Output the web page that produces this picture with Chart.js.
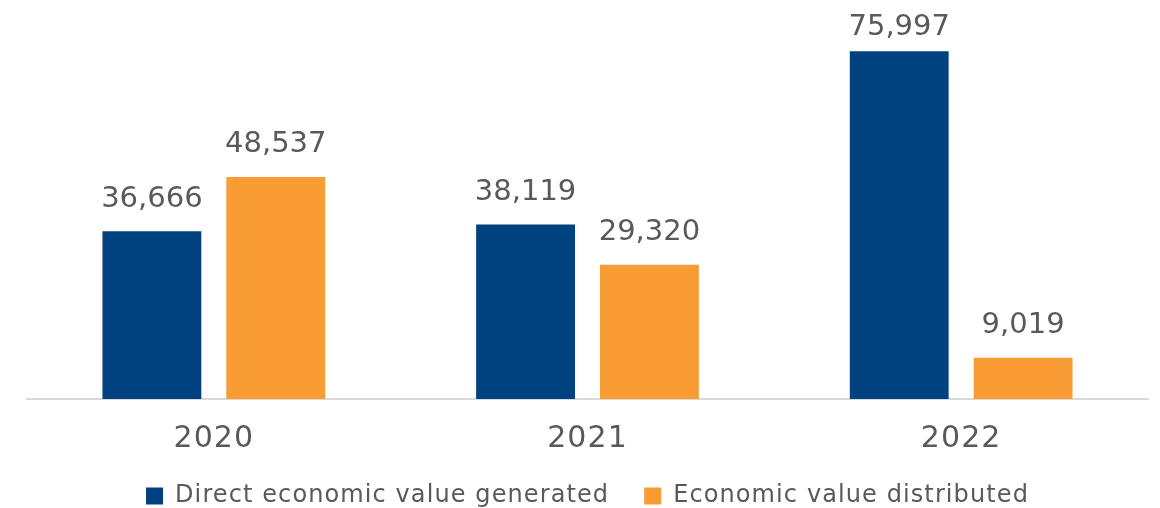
<!DOCTYPE html>
<html>
<head>
<meta charset="utf-8">
<script src="https://cdn.jsdelivr.net/npm/chart.js@4.4.0/dist/chart.umd.min.js"></script>
<style>
  html, body { margin: 0; padding: 0; background: #fff; }
  #wrap { width: 1160px; height: 508px; }
</style>
</head>
<body>
<div id="wrap"><canvas id="valueChart"></canvas></div>
<script>
const years = ['2020', '2021', '2022'];
const generated = [36666, 38119, 75997];
const distributed = [48537, 29320, 9019];
const seriesNames = ['Direct economic value generated', 'Economic value distributed'];

const textGray = '#595959';
const fontFamily = '"DejaVu Sans", sans-serif';

// a bit of tracking on axis + legend text, like the original
const tracking = {
  id: 'tracking',
  beforeUpdate(chart) { chart.ctx.letterSpacing = '1.1px'; },
  beforeDraw(chart) { chart.ctx.letterSpacing = '1.1px'; }
};

// value labels above each bar
const valueLabels = {
  id: 'valueLabels',
  afterDatasetsDraw(chart) {
    const ctx = chart.ctx;
    ctx.save();
    ctx.letterSpacing = '0px';
    ctx.font = '29px ' + fontFamily;
    ctx.fillStyle = textGray;
    ctx.textAlign = 'center';
    ctx.textBaseline = 'middle';
    chart.data.datasets.forEach((ds, i) => {
      chart.getDatasetMeta(i).data.forEach((bar, j) => {
        const y = Math.max(bar.y - 32, 27);
        ctx.fillText(ds.data[j].toLocaleString('en-US'), bar.x, y);
      });
    });
    ctx.restore();
  }
};

new Chart(document.getElementById('valueChart'), {
  type: 'bar',
  data: {
    labels: years,
    datasets: [
      { label: seriesNames[0], data: generated, backgroundColor: '#00427f' },
      { label: seriesNames[1], data: distributed, backgroundColor: '#f89c33' }
    ]
  },
  options: {
    responsive: true,
    maintainAspectRatio: false,
    animation: false,
    layout: { padding: { left: 27, right: 12, top: 0, bottom: -10 } },
    datasets: {
      bar: { categoryPercentage: 0.663, barPercentage: 0.798 }
    },
    scales: {
      x: {
        grid: { display: false, drawTicks: false },
        border: { display: true, color: '#d9d9d9', width: 2 },
        ticks: { padding: 22, color: textGray, font: { size: 30, family: fontFamily } },
        afterFit(scale) { scale.height -= 30; }
      },
      y: { display: false, min: 0, max: 87200 }
    },
    plugins: {
      legend: {
        position: 'bottom',
        labels: {
          boxWidth: 17,
          boxHeight: 17,
          padding: 35,
          color: textGray,
          font: { size: 24, family: fontFamily }
        }
      },
      tooltip: { enabled: false }
    }
  },
  plugins: [tracking, valueLabels]
});
</script>
</body>
</html>
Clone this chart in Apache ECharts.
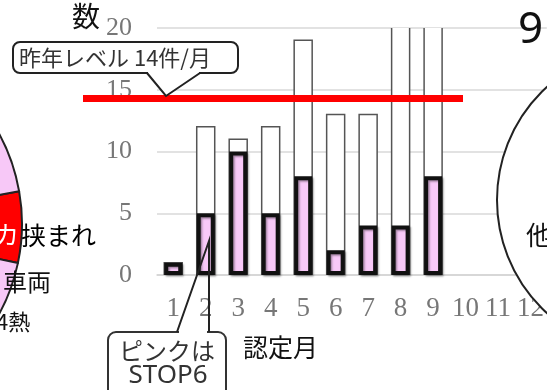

## What the task requires
Write the listing above out again exactly, dropping each image.

## Worked solution
Output the web page that produces this picture with Chart.js.
<!DOCTYPE html>
<html>
<head>
<meta charset="utf-8">
<script src="https://cdn.jsdelivr.net/npm/chart.js@4.4.0/dist/chart.umd.min.js"></script>
<style>
  html, body { margin: 0; padding: 0; background: #fff; }
  #wrap { width: 1160px; height: 508px; }
</style>
</head>
<body>
<div id="wrap"><canvas id="valueChart"></canvas></div>
<script>
const years = ['2020', '2021', '2022'];
const generated = [36666, 38119, 75997];
const distributed = [48537, 29320, 9019];
const seriesNames = ['Direct economic value generated', 'Economic value distributed'];

const textGray = '#595959';
const fontFamily = '"DejaVu Sans", sans-serif';

// a bit of tracking on axis + legend text, like the original
const tracking = {
  id: 'tracking',
  beforeUpdate(chart) { chart.ctx.letterSpacing = '1.1px'; },
  beforeDraw(chart) { chart.ctx.letterSpacing = '1.1px'; }
};

// value labels above each bar
const valueLabels = {
  id: 'valueLabels',
  afterDatasetsDraw(chart) {
    const ctx = chart.ctx;
    ctx.save();
    ctx.letterSpacing = '0px';
    ctx.font = '29px ' + fontFamily;
    ctx.fillStyle = textGray;
    ctx.textAlign = 'center';
    ctx.textBaseline = 'middle';
    chart.data.datasets.forEach((ds, i) => {
      chart.getDatasetMeta(i).data.forEach((bar, j) => {
        const y = Math.max(bar.y - 32, 27);
        ctx.fillText(ds.data[j].toLocaleString('en-US'), bar.x, y);
      });
    });
    ctx.restore();
  }
};

new Chart(document.getElementById('valueChart'), {
  type: 'bar',
  data: {
    labels: years,
    datasets: [
      { label: seriesNames[0], data: generated, backgroundColor: '#00427f' },
      { label: seriesNames[1], data: distributed, backgroundColor: '#f89c33' }
    ]
  },
  options: {
    responsive: true,
    maintainAspectRatio: false,
    animation: false,
    layout: { padding: { left: 27, right: 12, top: 0, bottom: -10 } },
    datasets: {
      bar: { categoryPercentage: 0.663, barPercentage: 0.798 }
    },
    scales: {
      x: {
        grid: { display: false, drawTicks: false },
        border: { display: true, color: '#d9d9d9', width: 2 },
        ticks: { padding: 22, color: textGray, font: { size: 30, family: fontFamily } },
        afterFit(scale) { scale.height -= 30; }
      },
      y: { display: false, min: 0, max: 87200 }
    },
    plugins: {
      legend: {
        position: 'bottom',
        labels: {
          boxWidth: 17,
          boxHeight: 17,
          padding: 35,
          color: textGray,
          font: { size: 24, family: fontFamily }
        }
      },
      tooltip: { enabled: false }
    }
  },
  plugins: [tracking, valueLabels]
});
</script>
</body>
</html>
Clone this chart in Apache ECharts.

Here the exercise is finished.